Return each line of the listing below, unchanged, and omit the images.

-- begin --

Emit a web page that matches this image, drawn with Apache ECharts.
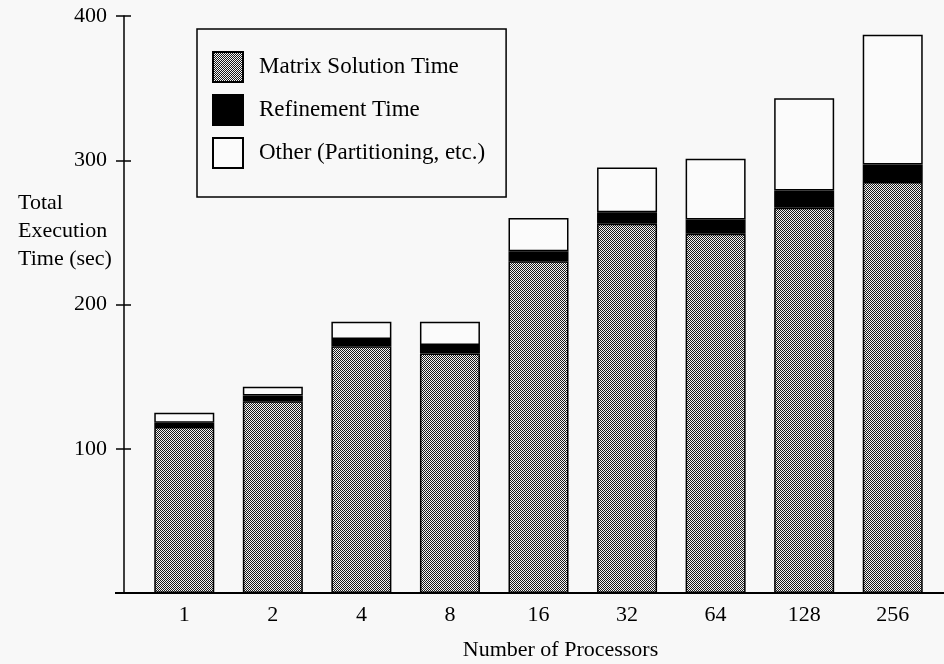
<!DOCTYPE html>
<html><head><meta charset="utf-8">
<script src="https://cdn.jsdelivr.net/npm/echarts@6/dist/echarts.min.js"></script>
<style>html,body{margin:0;padding:0;background:#f8f8f8;}#c{width:944px;height:664px;}</style>
</head><body><div id="c"></div>
<script>
const categories = ['1','2','4','8','16','32','64','128','256'];
const matrixTime = [115,133,171,166,230,256,249,267,285];
const refineTime = [3,4,5,6,7,8,10,12,12];
const otherTime = [7,6,12,16,23,31,42,64,90];
const yTicks = [0,100,200,300,400];

const FONT = "'Liberation Serif','DejaVu Serif',serif";
// dithered grey pattern
const cv = document.createElement('canvas');
cv.width = 4; cv.height = 4;
const cx = cv.getContext('2d');
cx.fillStyle = '#f4f4f4'; cx.fillRect(0,0,4,4);
cx.fillStyle = '#1a1a1a';
[[0,0],[2,0],[1,1],[3,1],[0,2],[2,2],[1,3],[3,3]].forEach(p=>cx.fillRect(p[0],p[1],1,1));
const pattern = {image: cv, repeat: 'repeat'};

const chart = echarts.init(document.getElementById('c'), null, {renderer:'canvas'});
const yBase = {
  type:'value', min: yTicks[0], max: yTicks[yTicks.length-1], interval: 100,
  offset: 16, splitLine:{show:false}
};
chart.setOption({
  backgroundColor:'#f8f8f8',
  animation:false,
  textStyle:{fontFamily:FONT, color:'#000'},
  title:{text:'Total\nExecution\nTime (sec)', left:13, top:184,
    textStyle:{fontFamily:FONT, fontSize:22, fontWeight:'normal', lineHeight:28, color:'#000'}},
  legend:{
    orient:'vertical', left:197, top:29,
    padding:[22,21,28,15], itemGap:11, itemWidth:30, itemHeight:30, icon:'rect',
    borderColor:'#000', borderWidth:1.5, backgroundColor:'#f8f8f8',
    textStyle:{fontFamily:FONT, fontSize:23, color:'#000', padding:[0,0,0,11]},
    data:['Matrix Solution Time','Refinement Time','Other (Partitioning, etc.)']
  },
  grid:{left:140, right:7, top:16, bottom:71, outerBoundsMode:'none', containLabel:false},
  xAxis:{
    type:'category', data:categories,
    axisLine:{lineStyle:{color:'#000', width:2}},
    axisTick:{show:false},
    axisLabel:{fontFamily:FONT, fontSize:22, color:'#000', margin:11},
    name:'Number of Processors', nameLocation:'middle', nameGap:46,
    nameTextStyle:{fontFamily:FONT, fontSize:22, color:'#000', padding:[0,0,0,44]}
  },
  yAxis:[
    Object.assign({}, yBase, {
      axisLine:{show:true, lineStyle:{color:'#000', width:1.5}},
      axisTick:{show:true, length:8, lineStyle:{color:'#000', width:1.5}},
      axisLabel:{fontFamily:FONT, fontSize:22, color:'#000', margin:17,
        formatter:v=> v===0 ? '' : String(v)}
    }),
    Object.assign({}, yBase, {
      position:'left',
      axisLine:{show:false},
      axisTick:{show:true, inside:true, length:7, lineStyle:{color:'#000', width:1.5}},
      axisLabel:{show:false}
    })
  ],
  graphic:[{type:'line', shape:{x1:115, y1:593, x2:944, y2:593}, style:{stroke:'#000', lineWidth:2}, z:10}],
  series:[
    {name:'Matrix Solution Time', type:'bar', stack:'t', data:matrixTime, barWidth:60,
      itemStyle:{color:pattern, borderColor:'#000', borderWidth:1.5}},
    {name:'Refinement Time', type:'bar', stack:'t', data:refineTime, barWidth:60,
      itemStyle:{color:'#000', borderColor:'#000', borderWidth:1.5}},
    {name:'Other (Partitioning, etc.)', type:'bar', stack:'t', data:otherTime, barWidth:60,
      itemStyle:{color:'#fbfbfb', borderColor:'#000', borderWidth:1.5}}
  ]
});
</script></body></html>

-- end --

:: Complete output ::
Emit a web page that matches this image, drawn with Apache ECharts.
<!DOCTYPE html>
<html><head><meta charset="utf-8">
<script src="https://cdn.jsdelivr.net/npm/echarts@6/dist/echarts.min.js"></script>
<style>html,body{margin:0;padding:0;background:#f8f8f8;}#c{width:944px;height:664px;}</style>
</head><body><div id="c"></div>
<script>
const categories = ['1','2','4','8','16','32','64','128','256'];
const matrixTime = [115,133,171,166,230,256,249,267,285];
const refineTime = [3,4,5,6,7,8,10,12,12];
const otherTime = [7,6,12,16,23,31,42,64,90];
const yTicks = [0,100,200,300,400];

const FONT = "'Liberation Serif','DejaVu Serif',serif";
// dithered grey pattern
const cv = document.createElement('canvas');
cv.width = 4; cv.height = 4;
const cx = cv.getContext('2d');
cx.fillStyle = '#f4f4f4'; cx.fillRect(0,0,4,4);
cx.fillStyle = '#1a1a1a';
[[0,0],[2,0],[1,1],[3,1],[0,2],[2,2],[1,3],[3,3]].forEach(p=>cx.fillRect(p[0],p[1],1,1));
const pattern = {image: cv, repeat: 'repeat'};

const chart = echarts.init(document.getElementById('c'), null, {renderer:'canvas'});
const yBase = {
  type:'value', min: yTicks[0], max: yTicks[yTicks.length-1], interval: 100,
  offset: 16, splitLine:{show:false}
};
chart.setOption({
  backgroundColor:'#f8f8f8',
  animation:false,
  textStyle:{fontFamily:FONT, color:'#000'},
  title:{text:'Total\nExecution\nTime (sec)', left:13, top:184,
    textStyle:{fontFamily:FONT, fontSize:22, fontWeight:'normal', lineHeight:28, color:'#000'}},
  legend:{
    orient:'vertical', left:197, top:29,
    padding:[22,21,28,15], itemGap:11, itemWidth:30, itemHeight:30, icon:'rect',
    borderColor:'#000', borderWidth:1.5, backgroundColor:'#f8f8f8',
    textStyle:{fontFamily:FONT, fontSize:23, color:'#000', padding:[0,0,0,11]},
    data:['Matrix Solution Time','Refinement Time','Other (Partitioning, etc.)']
  },
  grid:{left:140, right:7, top:16, bottom:71, outerBoundsMode:'none', containLabel:false},
  xAxis:{
    type:'category', data:categories,
    axisLine:{lineStyle:{color:'#000', width:2}},
    axisTick:{show:false},
    axisLabel:{fontFamily:FONT, fontSize:22, color:'#000', margin:11},
    name:'Number of Processors', nameLocation:'middle', nameGap:46,
    nameTextStyle:{fontFamily:FONT, fontSize:22, color:'#000', padding:[0,0,0,44]}
  },
  yAxis:[
    Object.assign({}, yBase, {
      axisLine:{show:true, lineStyle:{color:'#000', width:1.5}},
      axisTick:{show:true, length:8, lineStyle:{color:'#000', width:1.5}},
      axisLabel:{fontFamily:FONT, fontSize:22, color:'#000', margin:17,
        formatter:v=> v===0 ? '' : String(v)}
    }),
    Object.assign({}, yBase, {
      position:'left',
      axisLine:{show:false},
      axisTick:{show:true, inside:true, length:7, lineStyle:{color:'#000', width:1.5}},
      axisLabel:{show:false}
    })
  ],
  graphic:[{type:'line', shape:{x1:115, y1:593, x2:944, y2:593}, style:{stroke:'#000', lineWidth:2}, z:10}],
  series:[
    {name:'Matrix Solution Time', type:'bar', stack:'t', data:matrixTime, barWidth:60,
      itemStyle:{color:pattern, borderColor:'#000', borderWidth:1.5}},
    {name:'Refinement Time', type:'bar', stack:'t', data:refineTime, barWidth:60,
      itemStyle:{color:'#000', borderColor:'#000', borderWidth:1.5}},
    {name:'Other (Partitioning, etc.)', type:'bar', stack:'t', data:otherTime, barWidth:60,
      itemStyle:{color:'#fbfbfb', borderColor:'#000', borderWidth:1.5}}
  ]
});
</script></body></html>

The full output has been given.